Records for this task:

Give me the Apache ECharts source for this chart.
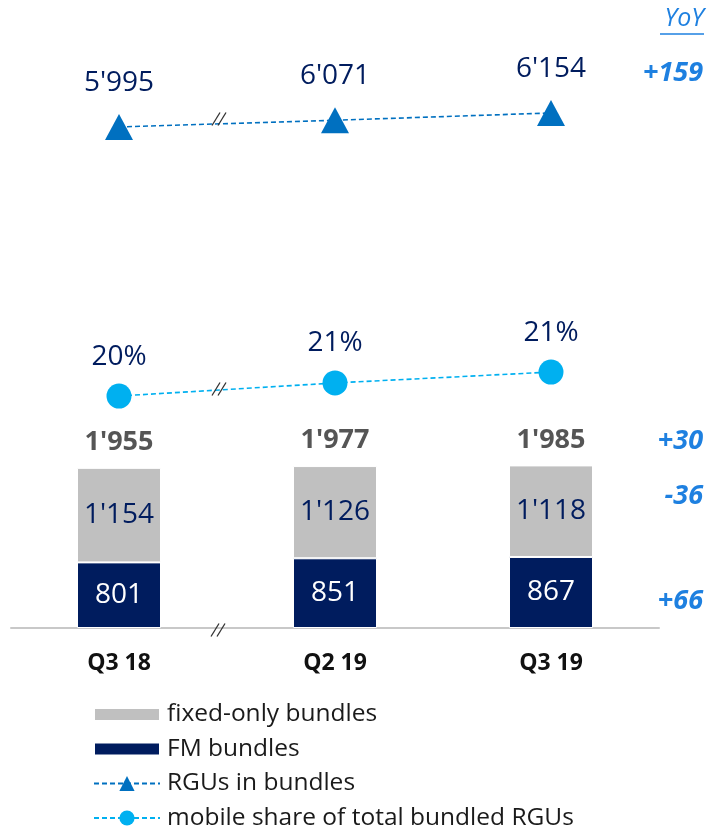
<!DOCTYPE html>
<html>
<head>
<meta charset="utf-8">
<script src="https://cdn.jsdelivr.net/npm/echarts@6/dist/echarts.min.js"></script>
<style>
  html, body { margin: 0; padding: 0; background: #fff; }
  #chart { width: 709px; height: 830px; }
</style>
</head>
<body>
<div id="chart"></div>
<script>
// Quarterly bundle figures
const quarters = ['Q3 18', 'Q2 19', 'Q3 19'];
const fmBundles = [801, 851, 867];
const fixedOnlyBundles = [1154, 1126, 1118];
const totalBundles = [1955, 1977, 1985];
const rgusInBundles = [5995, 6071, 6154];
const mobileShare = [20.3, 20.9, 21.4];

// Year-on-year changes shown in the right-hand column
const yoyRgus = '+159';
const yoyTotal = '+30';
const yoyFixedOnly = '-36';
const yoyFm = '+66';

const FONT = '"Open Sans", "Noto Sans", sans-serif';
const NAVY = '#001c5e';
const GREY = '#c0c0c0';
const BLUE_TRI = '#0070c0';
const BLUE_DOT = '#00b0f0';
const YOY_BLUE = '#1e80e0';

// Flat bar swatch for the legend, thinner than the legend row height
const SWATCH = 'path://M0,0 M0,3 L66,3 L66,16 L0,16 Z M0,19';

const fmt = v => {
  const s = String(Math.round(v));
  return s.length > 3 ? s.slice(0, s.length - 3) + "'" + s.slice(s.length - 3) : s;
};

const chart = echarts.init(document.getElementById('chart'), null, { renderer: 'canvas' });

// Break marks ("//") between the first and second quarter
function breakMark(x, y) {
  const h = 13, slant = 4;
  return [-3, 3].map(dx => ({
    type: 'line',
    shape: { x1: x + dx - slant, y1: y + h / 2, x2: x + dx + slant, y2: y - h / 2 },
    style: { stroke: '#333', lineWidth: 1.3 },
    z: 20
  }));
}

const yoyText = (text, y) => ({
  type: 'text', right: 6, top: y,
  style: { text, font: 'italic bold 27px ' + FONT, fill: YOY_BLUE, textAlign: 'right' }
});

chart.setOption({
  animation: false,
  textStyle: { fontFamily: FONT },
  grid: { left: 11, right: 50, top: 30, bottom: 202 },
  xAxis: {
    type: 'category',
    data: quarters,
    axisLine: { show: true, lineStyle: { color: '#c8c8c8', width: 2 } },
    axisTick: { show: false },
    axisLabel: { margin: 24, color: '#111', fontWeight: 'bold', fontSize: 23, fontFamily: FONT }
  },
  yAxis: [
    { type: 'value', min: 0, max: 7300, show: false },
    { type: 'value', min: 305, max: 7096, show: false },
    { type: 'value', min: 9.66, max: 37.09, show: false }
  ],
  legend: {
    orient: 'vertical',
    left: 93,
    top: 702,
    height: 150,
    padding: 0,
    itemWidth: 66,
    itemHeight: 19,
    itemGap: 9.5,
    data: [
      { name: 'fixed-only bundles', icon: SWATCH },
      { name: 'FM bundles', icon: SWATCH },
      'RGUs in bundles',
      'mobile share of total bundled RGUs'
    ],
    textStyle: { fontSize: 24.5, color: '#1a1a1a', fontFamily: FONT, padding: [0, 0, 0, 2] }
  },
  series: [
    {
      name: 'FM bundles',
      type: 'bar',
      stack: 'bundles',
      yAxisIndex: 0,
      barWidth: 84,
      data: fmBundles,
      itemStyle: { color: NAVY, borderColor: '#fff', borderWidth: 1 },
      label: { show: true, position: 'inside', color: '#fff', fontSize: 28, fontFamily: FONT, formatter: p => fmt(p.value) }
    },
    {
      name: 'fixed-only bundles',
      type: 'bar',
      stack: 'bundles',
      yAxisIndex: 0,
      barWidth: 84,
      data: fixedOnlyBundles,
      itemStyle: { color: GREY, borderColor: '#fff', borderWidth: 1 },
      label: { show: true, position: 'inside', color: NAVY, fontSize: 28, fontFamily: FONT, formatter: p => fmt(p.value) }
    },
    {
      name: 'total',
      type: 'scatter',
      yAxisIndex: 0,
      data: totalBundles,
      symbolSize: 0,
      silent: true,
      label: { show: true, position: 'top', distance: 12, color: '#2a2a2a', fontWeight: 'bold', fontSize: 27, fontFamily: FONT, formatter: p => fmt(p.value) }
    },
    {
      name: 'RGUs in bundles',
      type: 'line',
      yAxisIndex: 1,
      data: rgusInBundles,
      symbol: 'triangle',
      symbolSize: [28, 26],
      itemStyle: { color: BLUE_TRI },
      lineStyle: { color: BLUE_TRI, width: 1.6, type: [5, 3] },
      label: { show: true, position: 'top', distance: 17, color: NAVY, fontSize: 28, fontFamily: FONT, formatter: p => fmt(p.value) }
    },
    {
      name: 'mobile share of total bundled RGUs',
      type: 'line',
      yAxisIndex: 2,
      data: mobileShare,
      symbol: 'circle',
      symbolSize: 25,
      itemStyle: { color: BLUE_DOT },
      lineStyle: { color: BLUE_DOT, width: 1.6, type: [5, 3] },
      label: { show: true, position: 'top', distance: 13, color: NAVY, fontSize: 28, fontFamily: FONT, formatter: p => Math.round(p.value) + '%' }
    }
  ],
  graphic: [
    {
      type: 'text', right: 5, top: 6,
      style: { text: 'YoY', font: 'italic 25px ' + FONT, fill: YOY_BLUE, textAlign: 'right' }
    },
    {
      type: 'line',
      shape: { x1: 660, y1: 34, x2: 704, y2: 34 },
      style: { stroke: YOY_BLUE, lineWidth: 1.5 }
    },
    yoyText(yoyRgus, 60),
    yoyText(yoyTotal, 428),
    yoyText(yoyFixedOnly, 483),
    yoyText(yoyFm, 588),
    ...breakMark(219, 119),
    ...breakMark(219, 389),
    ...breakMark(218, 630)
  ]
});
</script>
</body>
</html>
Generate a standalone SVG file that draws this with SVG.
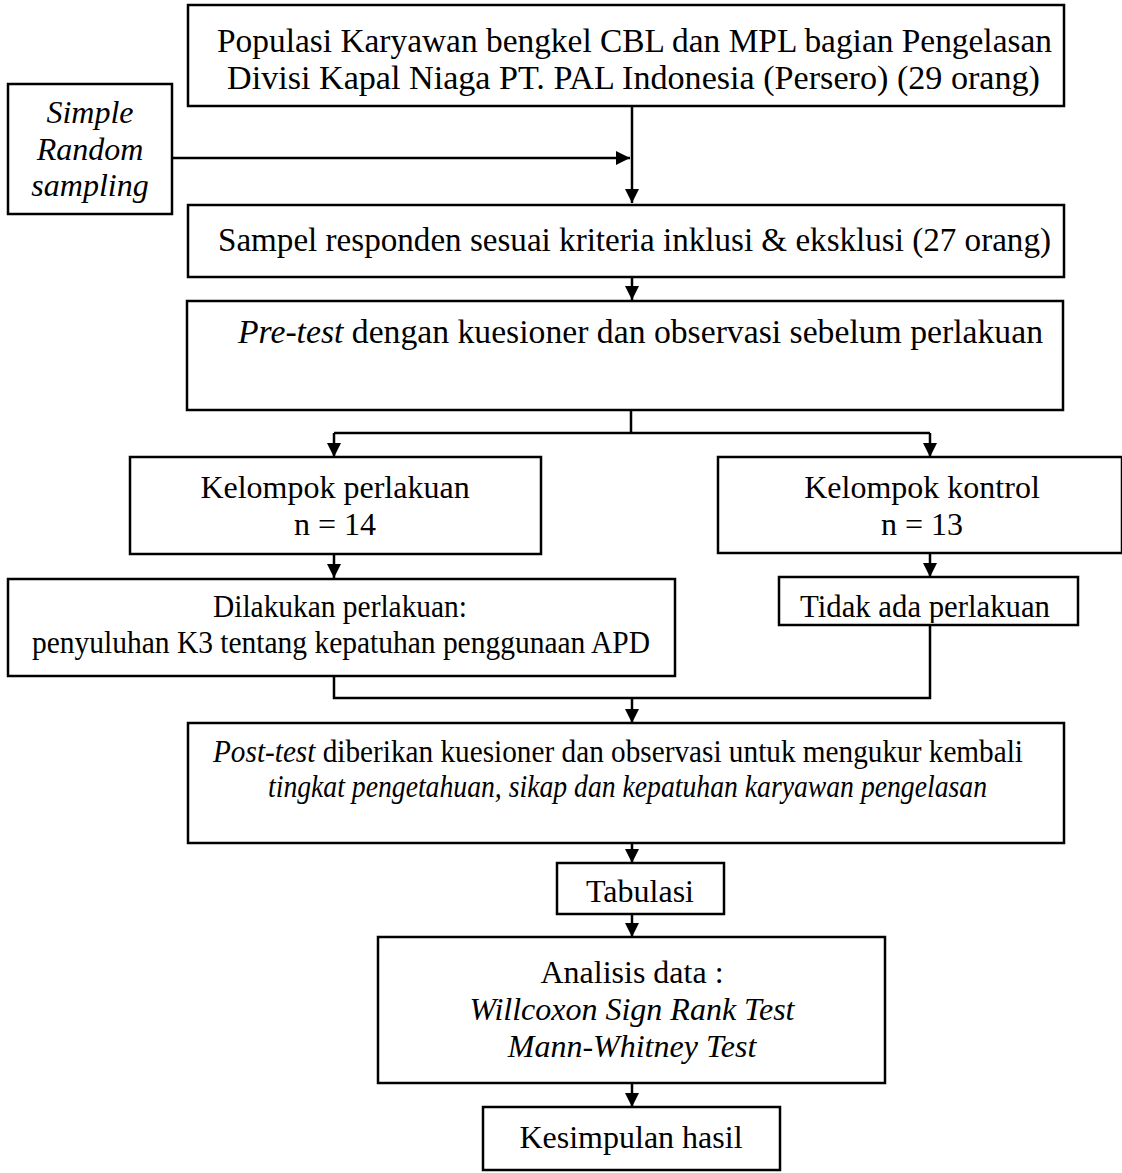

What is expected:
Repeat the listing in full and exactly. Do not include any images.

Solved exercise:
Give me the Apache ECharts source for this chart.
<!DOCTYPE html>
<html>
<head>
<meta charset="utf-8">
<script src="https://cdn.jsdelivr.net/npm/echarts@6/dist/echarts.min.js"></script>
<style>
  html, body { margin: 0; padding: 0; background: #fff; }
  #chart { width: 709px; height: 830px; }
</style>
</head>
<body>
<div id="chart"></div>
<script>
// Quarterly bundle figures
const quarters = ['Q3 18', 'Q2 19', 'Q3 19'];
const fmBundles = [801, 851, 867];
const fixedOnlyBundles = [1154, 1126, 1118];
const totalBundles = [1955, 1977, 1985];
const rgusInBundles = [5995, 6071, 6154];
const mobileShare = [20.3, 20.9, 21.4];

// Year-on-year changes shown in the right-hand column
const yoyRgus = '+159';
const yoyTotal = '+30';
const yoyFixedOnly = '-36';
const yoyFm = '+66';

const FONT = '"Open Sans", "Noto Sans", sans-serif';
const NAVY = '#001c5e';
const GREY = '#c0c0c0';
const BLUE_TRI = '#0070c0';
const BLUE_DOT = '#00b0f0';
const YOY_BLUE = '#1e80e0';

// Flat bar swatch for the legend, thinner than the legend row height
const SWATCH = 'path://M0,0 M0,3 L66,3 L66,16 L0,16 Z M0,19';

const fmt = v => {
  const s = String(Math.round(v));
  return s.length > 3 ? s.slice(0, s.length - 3) + "'" + s.slice(s.length - 3) : s;
};

const chart = echarts.init(document.getElementById('chart'), null, { renderer: 'canvas' });

// Break marks ("//") between the first and second quarter
function breakMark(x, y) {
  const h = 13, slant = 4;
  return [-3, 3].map(dx => ({
    type: 'line',
    shape: { x1: x + dx - slant, y1: y + h / 2, x2: x + dx + slant, y2: y - h / 2 },
    style: { stroke: '#333', lineWidth: 1.3 },
    z: 20
  }));
}

const yoyText = (text, y) => ({
  type: 'text', right: 6, top: y,
  style: { text, font: 'italic bold 27px ' + FONT, fill: YOY_BLUE, textAlign: 'right' }
});

chart.setOption({
  animation: false,
  textStyle: { fontFamily: FONT },
  grid: { left: 11, right: 50, top: 30, bottom: 202 },
  xAxis: {
    type: 'category',
    data: quarters,
    axisLine: { show: true, lineStyle: { color: '#c8c8c8', width: 2 } },
    axisTick: { show: false },
    axisLabel: { margin: 24, color: '#111', fontWeight: 'bold', fontSize: 23, fontFamily: FONT }
  },
  yAxis: [
    { type: 'value', min: 0, max: 7300, show: false },
    { type: 'value', min: 305, max: 7096, show: false },
    { type: 'value', min: 9.66, max: 37.09, show: false }
  ],
  legend: {
    orient: 'vertical',
    left: 93,
    top: 702,
    height: 150,
    padding: 0,
    itemWidth: 66,
    itemHeight: 19,
    itemGap: 9.5,
    data: [
      { name: 'fixed-only bundles', icon: SWATCH },
      { name: 'FM bundles', icon: SWATCH },
      'RGUs in bundles',
      'mobile share of total bundled RGUs'
    ],
    textStyle: { fontSize: 24.5, color: '#1a1a1a', fontFamily: FONT, padding: [0, 0, 0, 2] }
  },
  series: [
    {
      name: 'FM bundles',
      type: 'bar',
      stack: 'bundles',
      yAxisIndex: 0,
      barWidth: 84,
      data: fmBundles,
      itemStyle: { color: NAVY, borderColor: '#fff', borderWidth: 1 },
      label: { show: true, position: 'inside', color: '#fff', fontSize: 28, fontFamily: FONT, formatter: p => fmt(p.value) }
    },
    {
      name: 'fixed-only bundles',
      type: 'bar',
      stack: 'bundles',
      yAxisIndex: 0,
      barWidth: 84,
      data: fixedOnlyBundles,
      itemStyle: { color: GREY, borderColor: '#fff', borderWidth: 1 },
      label: { show: true, position: 'inside', color: NAVY, fontSize: 28, fontFamily: FONT, formatter: p => fmt(p.value) }
    },
    {
      name: 'total',
      type: 'scatter',
      yAxisIndex: 0,
      data: totalBundles,
      symbolSize: 0,
      silent: true,
      label: { show: true, position: 'top', distance: 12, color: '#2a2a2a', fontWeight: 'bold', fontSize: 27, fontFamily: FONT, formatter: p => fmt(p.value) }
    },
    {
      name: 'RGUs in bundles',
      type: 'line',
      yAxisIndex: 1,
      data: rgusInBundles,
      symbol: 'triangle',
      symbolSize: [28, 26],
      itemStyle: { color: BLUE_TRI },
      lineStyle: { color: BLUE_TRI, width: 1.6, type: [5, 3] },
      label: { show: true, position: 'top', distance: 17, color: NAVY, fontSize: 28, fontFamily: FONT, formatter: p => fmt(p.value) }
    },
    {
      name: 'mobile share of total bundled RGUs',
      type: 'line',
      yAxisIndex: 2,
      data: mobileShare,
      symbol: 'circle',
      symbolSize: 25,
      itemStyle: { color: BLUE_DOT },
      lineStyle: { color: BLUE_DOT, width: 1.6, type: [5, 3] },
      label: { show: true, position: 'top', distance: 13, color: NAVY, fontSize: 28, fontFamily: FONT, formatter: p => Math.round(p.value) + '%' }
    }
  ],
  graphic: [
    {
      type: 'text', right: 5, top: 6,
      style: { text: 'YoY', font: 'italic 25px ' + FONT, fill: YOY_BLUE, textAlign: 'right' }
    },
    {
      type: 'line',
      shape: { x1: 660, y1: 34, x2: 704, y2: 34 },
      style: { stroke: YOY_BLUE, lineWidth: 1.5 }
    },
    yoyText(yoyRgus, 60),
    yoyText(yoyTotal, 428),
    yoyText(yoyFixedOnly, 483),
    yoyText(yoyFm, 588),
    ...breakMark(219, 119),
    ...breakMark(219, 389),
    ...breakMark(218, 630)
  ]
});
</script>
</body>
</html>
Generate a standalone SVG file that draws this with SVG.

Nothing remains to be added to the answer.